Mechanical and thermodynamic routes to the liquid-liquid interfacial tension and mixing free energy by molecular dynamics
Rei Ogawa, Hiroki Kusudo, Takeshi Omori, Edward R. Smith, Laurent Joly, Samy Merabia, Yasutaka Yamaguchi
TL;DR
This work extends Bakker's equation to liquid–liquid interfaces by computing interfacial tension from stress anisotropy in a quasi-1D MD setup and compares it with thermodynamic TI routes using extended-DS and phantom-wall schemes. For immiscible LJ liquids, mechanical interfacial tension $\gamma_{\alpha\beta}$ agrees with the TI isolation work, while for miscible cases a substantial extra cost from mixing energy appears, revealed by the PW path where the osmotic pressure and separation energetics are disentangled. The analysis introduces detachment and separation components, showing that in the ideal mixture limit the separation work corresponds to a purely entropic mixing contribution, and in non-ideal mixtures the PW method captures the full free energy of mixing (enthalpic plus entropic).
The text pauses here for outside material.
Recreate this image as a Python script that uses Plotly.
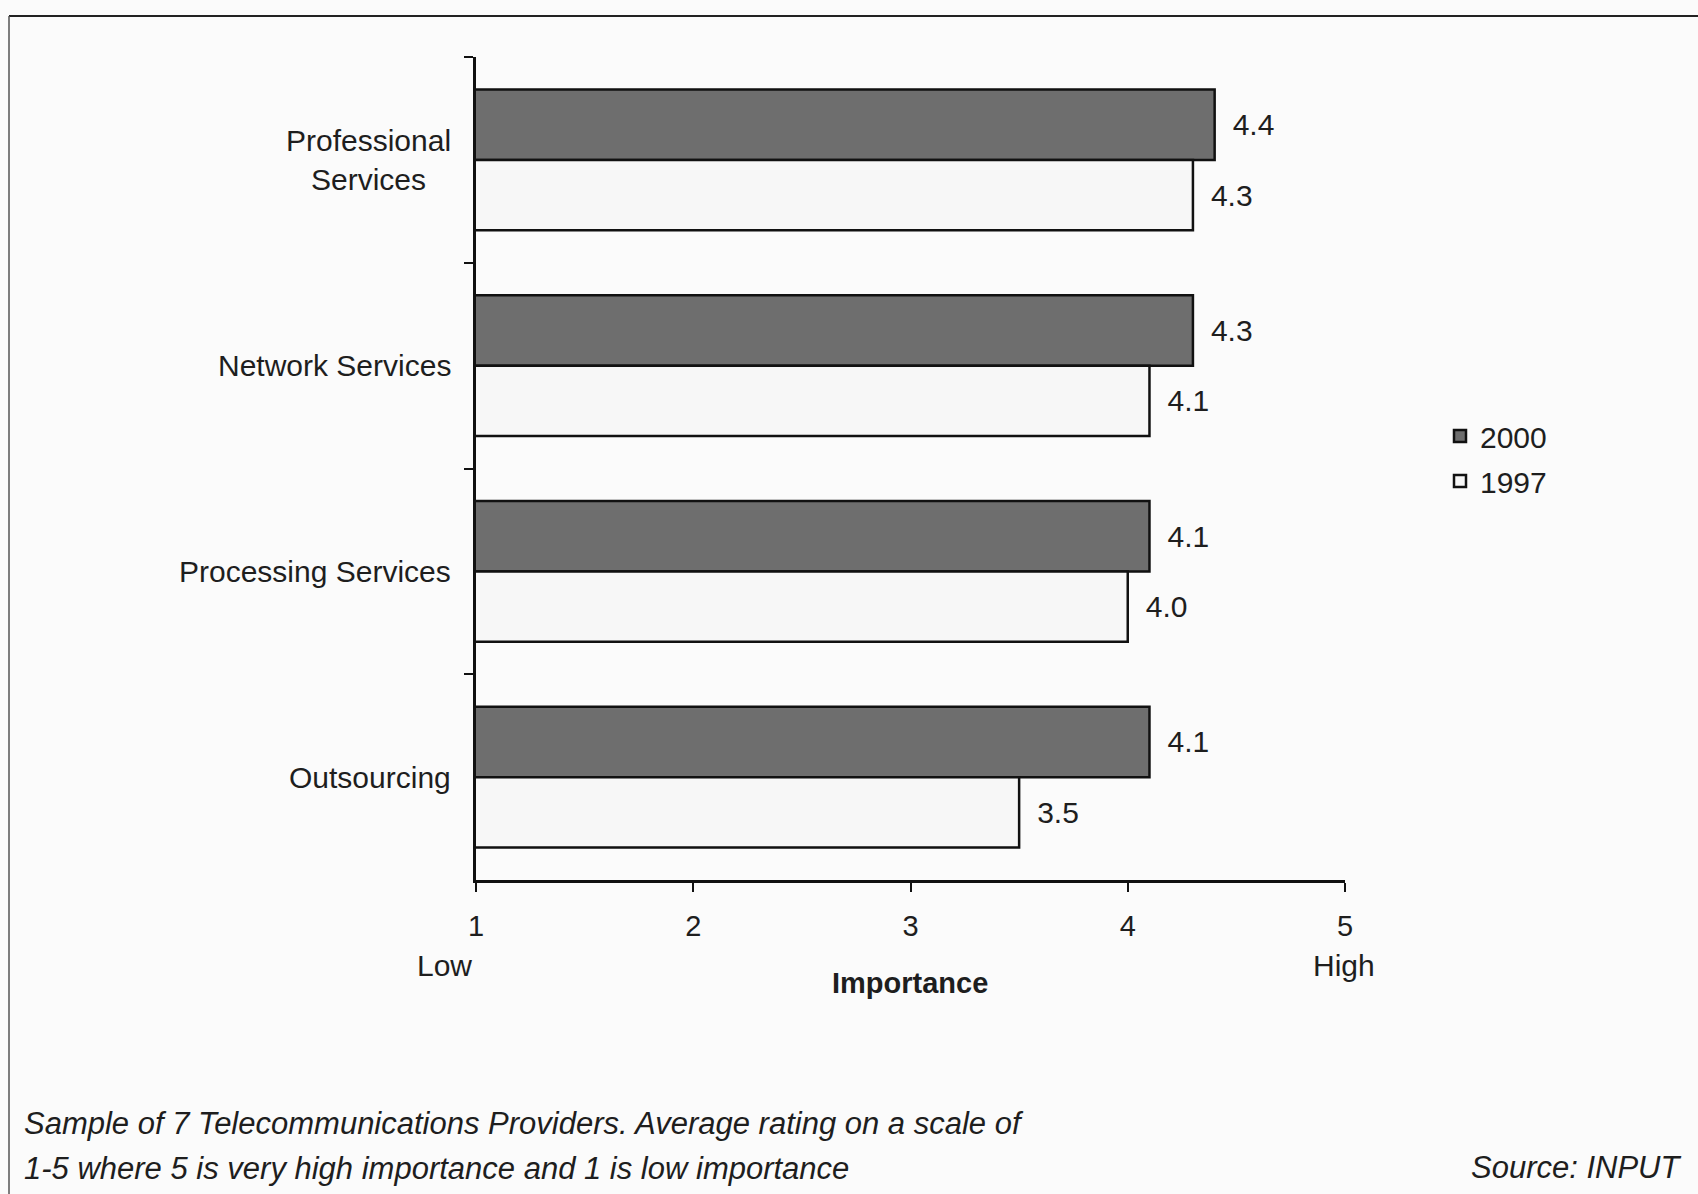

Overall, the results clarify how interfacial and mixing free energies partition in LL systems and demonstrate the utility of phantom walls to resolve mixing contributions from interfacial energetics.
Abstract
In this study, we carried out equilibrium molecular dynamics (EMD) simulations of the liquid-liquid interface between two different Lennard-Jones components with varying miscibility, where we examined the relation between the interfacial tension and isolation free energy using both a mechanical and thermodynamic approach. Using the mechanical approach, we obtained a stress distribution around a quasi-one-dimensional (1D) EMD systems with a flat LL interface. From the stress distribution, we calculated the liquid-liquid interfacial tension based on Bakker's equation, which uses the stress anisotropy around the interface, and measures how it varies with miscibility. The second approach uses thermodynamic integration by enforcing quasi-static isolation of the two liquids to calculate the free energy. This uses the same EMD systems as the mechanical approach, with both extended dry-surface and phantom-wall (PW) schemes applied. When the two components were immiscible, the interfacial tension and isolation free energy were in good agreement, provided all kinetic and interaction contributions were included in the stress. When the components were miscible, the values were significantly different. From the result of PW for the case of completely mixed liquids, the difference was attributed to the additional free energy required to separate the binary mixture into single components against the osmotic pressure prior to the complete detachment of the two components, i.e., the free energy of mixing.